The Preciousness of Tramore

Tramore towards The Metal Man, Co. Waterford
Tramore towards The Metal Man, Co. Waterford

I don’t think I have ever felt as deeply in love with my home town, Tramore, as I did this evening as the sun was setting. The intensity of the feeling is very difficult to describe but it was undoubtedly fuelled by the fact I knew that my best friend from Tramore was on her way home from far away to attend her father’s funeral.

We had messaged each other a few times during the day and she wrote at one point that she was doing okay but she wasn’t so sure how she would be when she got to Tramore. It seemed as if this lovely seaside town was doing everything it possibly could to ease her homecoming and soften the sadness of death.

Tramore towards Brownstowns Town Head, Co. Waterford
Tramore towards Brownstowns Town Head, Co. Waterford

By October each year, Tramore is pretty much back to itself after the hectic tourist season which swells the population, especially in July and August. The town is small enough that most people are at least nodding acquaintances with each other and there is a very strong sense of community, especially at times of sadness and joy.

As I was standing on the historic Promenade, with the waves splashing through the distinctive railings, I realised that this is the place in the world where I feel totally at home.

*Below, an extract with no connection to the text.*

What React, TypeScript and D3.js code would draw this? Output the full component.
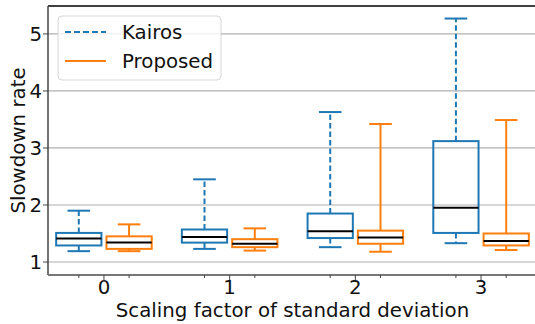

The arms of Tramore Bay have a special embrace and the sound of the sea is the sweetest I know, especially when it whispers beneath the full moon, just like it’s doing now with midnight approaching under the fullest of full moons.

 

 

 

 

Author: socialbridge

I am a sociologist and writer from Ireland. I have worked as a social researcher for 30 years and have had a lifelong passion for writing. My main research interests relate to health care and I love to write both non-fiction and poetry.

20 thoughts on “The Preciousness of Tramore”

  1. Jean…my condolences to your friend.
    I know that when I DO get to cross the pond and visit Ireland, I will definitely be contacting you so that we may walk, arm in arm and visit this place you so love…

  2. Jean, this seems to be such a wonderful, peaceful community that, I would some day like to visit, take some great photos, especially during sunrise and sunset. As an American citizen, I’ve visited few European countries, but not Ireland yet.

  3. I can’t help preferring my seaside town when the tourists have gone home. It sort of opens up the views again and there’s space to breathe. Of course, beautiful places attract tourists and we need them to keep the local economy going, but I’m not personally good with crowds and clatter.

    1. Sarah, I suspect most people who live in seaside towns share your views. However, tourism is key and also I think it does us locals good to meet with people from all over the world and somehow see our place through their eyes. One of the things I particularly like is meeting people who come back to Tramore year after year and have pretty much become part of the town. I miss them when, for some reason, they don’t come for a season.

    1. Yes, there’s a real magic about beaches where the sand has no footsteps. Always makes me think of Robinson Crusoe!
      The great thing about Tramore Beach is that it’s three miles long so it is never, ever crowded apart from the area near the Prom and in a way that feels like it should have people!